In my opinion, having been intimately involved in a lawsuit for almost three years, I am appalled that my adversary is being financed by the City of Guelph.
The city position is untenable. Despite claiming the lawsuit was a private matter between Amorosi and me, there is no doubt that the city administration supported this decision b because Mr. Amorosi stated in a newspaper article announcing the lawsuit that the city was paying for it.
The minutes of these closed-session meetings that council conducted are not available.
I don’t know who authorized the payments, even after he was fired. In his sworn testimony, Amorosi said that city council does not approve staff salary increases. If that is true, then who did agree to pay Amorosi’s legal expenses?

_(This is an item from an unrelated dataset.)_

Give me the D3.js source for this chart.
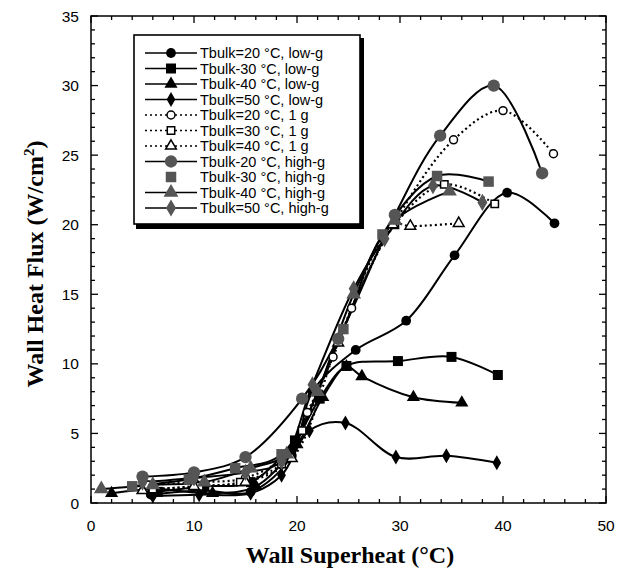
<!DOCTYPE html>
<html>
<head>
<meta charset="utf-8">
<script src="https://cdn.jsdelivr.net/npm/d3@7"></script>
<style>
  body { margin: 0; background: #fff; }
  svg { display: block; }
</style>
</head>
<body>
<svg width="627" height="577"></svg>
<script>
// wall superheat (°C), wall heat flux (W/cm2)
const lowG20 = [[5.8,0.6],[10.8,0.9],[15.5,0.8],[19.5,3.4],[21.5,8.0],[25.7,11.0],[30.6,13.1],[35.3,17.8],[40.4,22.3],[45.0,20.1]];
const lowG30 = [[6.5,0.8],[11,1.2],[15.5,1.5],[19.8,4.5],[22.2,7.5],[24.8,9.85],[29.8,10.2],[35.0,10.5],[39.5,9.2]];
const lowG40 = [[2.0,0.7],[6.2,1.0],[11.8,0.7],[16,1.2],[20,4.2],[22.5,7.6],[24.8,9.8],[26.3,9.1],[31.3,7.6],[36.0,7.2]];
const lowG50 = [[6,0.5],[10.5,0.6],[15.5,0.7],[18.5,2.0],[21.2,5.2],[24.7,5.75],[29.6,3.3],[34.5,3.4],[39.4,2.9]];
const oneG20 = [[5.5,1.3],[10,1.5],[15,1.8],[19,3.5],[21,6.5],[23.5,10.5],[25.3,14.0],[29.5,20.2],[35.2,26.1],[40.0,28.2],[44.9,25.1]];
const oneG30 = [[6,1.0],[10.5,1.2],[14.5,1.5],[18.5,2.8],[20.5,5.2],[24.5,12.5],[29.5,20.0],[34.3,22.9],[39.2,21.5]];
const oneG40 = [[5,0.9],[10,1.2],[15,1.5],[19.5,3.2],[24,11.5],[29.3,20.0],[31.0,19.9],[35.7,20.1]];
const highG20 = [[5,1.9],[10,2.2],[15,3.3],[20.5,7.5],[24,11.8],[29.5,20.7],[33.9,26.4],[39.1,30.0],[43.8,23.7]];
const highG30 = [[4,1.2],[9.5,1.7],[14,2.5],[18.5,3.5],[24.5,12.5],[28.3,19.3],[33.6,23.5],[38.6,23.1]];
const highG40 = [[1,1.0],[6,1.3],[11,1.5],[15.5,2.5],[19,3.5],[22,8],[25.5,15],[29.5,20.3],[34.8,22.4]];
const highG50 = [[5,1.5],[10,1.8],[15,2.2],[18.5,3.0],[21.5,8.5],[25.5,15.4],[28.5,19.0],[33.2,22.8],[38.0,21.6]];

const labels = [
  "Tbulk=20 °C, low-g", "Tbulk-30 °C, low-g", "Tbulk-40 °C, low-g", "Tbulk=50 °C, low-g",
  "Tbulk=20 °C, 1 g", "Tbulk=30 °C, 1 g", "Tbulk=40 °C, 1 g",
  "Tbulk-20 °C, high-g", "Tbulk-30 °C, high-g", "Tbulk-40 °C, high-g", "Tbulk=50 °C, high-g"
];

const gray = "#555";
const series = [
  { data: lowG20, sym: d3.symbolCircle, size: 75, fill: "#000", dash: null },
  { data: lowG30, sym: d3.symbolSquare, size: 100, fill: "#000", dash: null },
  { data: lowG40, sym: d3.symbolTriangle, size: 75, fill: "#000", dash: null },
  { data: lowG50, sym: d3.symbolDiamond, size: 65, fill: "#000", dash: null },
  { data: oneG20, sym: d3.symbolCircle, size: 50, fill: "#fff", dash: "2,3" },
  { data: oneG30, sym: d3.symbolSquare, size: 55, fill: "#fff", dash: "2,3" },
  { data: oneG40, sym: d3.symbolTriangle, size: 50, fill: "#fff", dash: "2,3" },
  { data: highG20, sym: d3.symbolCircle, size: 120, fill: gray, dash: null },
  { data: highG30, sym: d3.symbolSquare, size: 110, fill: gray, dash: null, noLegendLine: true },
  { data: highG40, sym: d3.symbolTriangle, size: 95, fill: gray, dash: null },
  { data: highG50, sym: d3.symbolDiamond, size: 85, fill: gray, dash: null }
];

const svg = d3.select("svg");
const pLeft = 91, pRight = 606, pTop = 16, pBottom = 503;

const x = d3.scaleLinear().domain([0, 50]).range([pLeft, pRight]);
const y = d3.scaleLinear().domain([0, 35]).range([pBottom, pTop]);

// ticks (inward, all four sides)
const axes = svg.append("g").attr("stroke", "#000").attr("stroke-width", 1.3);
d3.range(0, 51, 2).forEach(v => {
  const len = v % 10 === 0 ? 7 : 4;
  axes.append("line").attr("x1", x(v)).attr("x2", x(v)).attr("y1", pBottom).attr("y2", pBottom - len);
  axes.append("line").attr("x1", x(v)).attr("x2", x(v)).attr("y1", pTop).attr("y2", pTop + len);
});
d3.range(0, 36, 1).forEach(v => {
  const len = v % 5 === 0 ? 7 : 4;
  axes.append("line").attr("y1", y(v)).attr("y2", y(v)).attr("x1", pLeft).attr("x2", pLeft + len);
  axes.append("line").attr("y1", y(v)).attr("y2", y(v)).attr("x1", pRight).attr("x2", pRight - len);
});

svg.append("g").selectAll("text").data(d3.range(0, 51, 10)).join("text")
  .attr("x", d => x(d)).attr("y", 531)
  .attr("text-anchor", "middle")
  .style("font", "15.5px 'Liberation Sans', Arial, sans-serif")
  .text(d => d);

svg.append("g").selectAll("text").data(d3.range(0, 36, 5)).join("text")
  .attr("x", 79).attr("y", d => y(d) + 5.5)
  .attr("text-anchor", "end")
  .style("font", "15.5px 'Liberation Sans', Arial, sans-serif")
  .text(d => d);

svg.append("text")
  .attr("x", 350).attr("y", 563)
  .attr("text-anchor", "middle")
  .style("font", "bold 24px 'Liberation Serif', 'Times New Roman', serif")
  .text("Wall Superheat (°C)");

const yt = svg.append("text")
  .attr("transform", "translate(43,264) rotate(-90)")
  .attr("text-anchor", "middle")
  .style("font", "bold 24px 'Liberation Serif', 'Times New Roman', serif");
yt.append("tspan").text("Wall Heat Flux (W/cm");
yt.append("tspan").attr("dy", -9).style("font-size", "15px").text("2");
yt.append("tspan").attr("dy", 9).text(")");

// curves
const line = d3.line()
  .x(d => x(d[0])).y(d => y(d[1]))
  .curve(d3.curveCatmullRom.alpha(0.5));

const plot = svg.append("g");
series.forEach(s => {
  plot.append("path")
    .attr("d", line(s.data))
    .attr("fill", "none")
    .attr("stroke", "#000")
    .attr("stroke-width", s.dash ? 2.2 : 2)
    .attr("stroke-dasharray", s.dash);
});
series.forEach(s => {
  plot.append("g").selectAll("path").data(s.data).join("path")
    .attr("transform", d => `translate(${x(d[0])},${y(d[1])})`)
    .attr("d", d3.symbol().type(s.sym).size(s.size))
    .attr("fill", s.fill)
    .attr("stroke", s.fill === "#fff" ? "#000" : "none")
    .attr("stroke-width", 1.5);
});

svg.append("rect")
  .attr("x", pLeft).attr("y", pTop)
  .attr("width", pRight - pLeft).attr("height", pBottom - pTop)
  .attr("fill", "none").attr("stroke", "#000").attr("stroke-width", 1.5);

// legend
const lg = svg.append("g");
lg.append("rect").attr("x", 136).attr("y", 38).attr("width", 228).attr("height", 191).attr("fill", "#000");
lg.append("rect").attr("x", 134).attr("y", 35).attr("width", 226).attr("height", 189)
  .attr("fill", "#fff").attr("stroke", "#000").attr("stroke-width", 1.6);

series.forEach((s, i) => {
  const ry = 53 + i * 15.5;
  if (!s.noLegendLine) {
    lg.append("line").attr("x1", 145).attr("x2", 197).attr("y1", ry).attr("y2", ry)
      .attr("stroke", "#000").attr("stroke-width", 1.6).attr("stroke-dasharray", s.dash);
  }
  lg.append("path")
    .attr("transform", `translate(171,${ry})`)
    .attr("d", d3.symbol().type(s.sym).size(s.size))
    .attr("fill", s.fill)
    .attr("stroke", s.fill === "#fff" ? "#000" : "none")
    .attr("stroke-width", 1.5);
  lg.append("text")
    .attr("x", 200).attr("y", ry + 5)
    .style("font", "14.5px 'Liberation Sans', Arial, sans-serif")
    .text(labels[i]);
});
</script>
</body>
</html>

A senior member of the city administration had to be involved. According to Amorosi, the Chief Administrative Officer’s bylaw covering his responsibilities and rights to manage is permitted to approve or disapprove staff salaries.
The CAO appointed in June 2016 was Derrick Thomson, a colleague of Amorosi and former CAO Ann Pappert in sharing the $98,202 salary increases in 2015.
It should be noted that it wasn’t until March 2016, when the provincial Sunshine List published the 2015 salaries of every public employee in Ontario earning more than $100,000
All three of these senior managers made the list. When compared to the 2014 List, the increases were revealed.
I contend that this event was well known among members of city council, including Mayor Guthrie. The decision to support Mr. Amorosi was designed to shut me down.
I contend that these details were contained in my sworn affidavit requesting the lawsuit to be dismissed.
What do you think? I’d appreciate hearing from anyone regarding this situation.
I am the victim of this lawsuit, not Mr. Amorosi, (even though my taxes, and yours too, have been paying Amorosi’s legal expenses.)
There is a law in Ontario titled Strategic Litigation Against Public Participation or SLAPP. My motion to dismiss was based on the parameters of the SLAPP legislation.
The bottom line is we all lose. My only hope to recover our legal expenses is to have the Ontario Court of Appeals overturn Justice Peterson’s dismissal of my motion.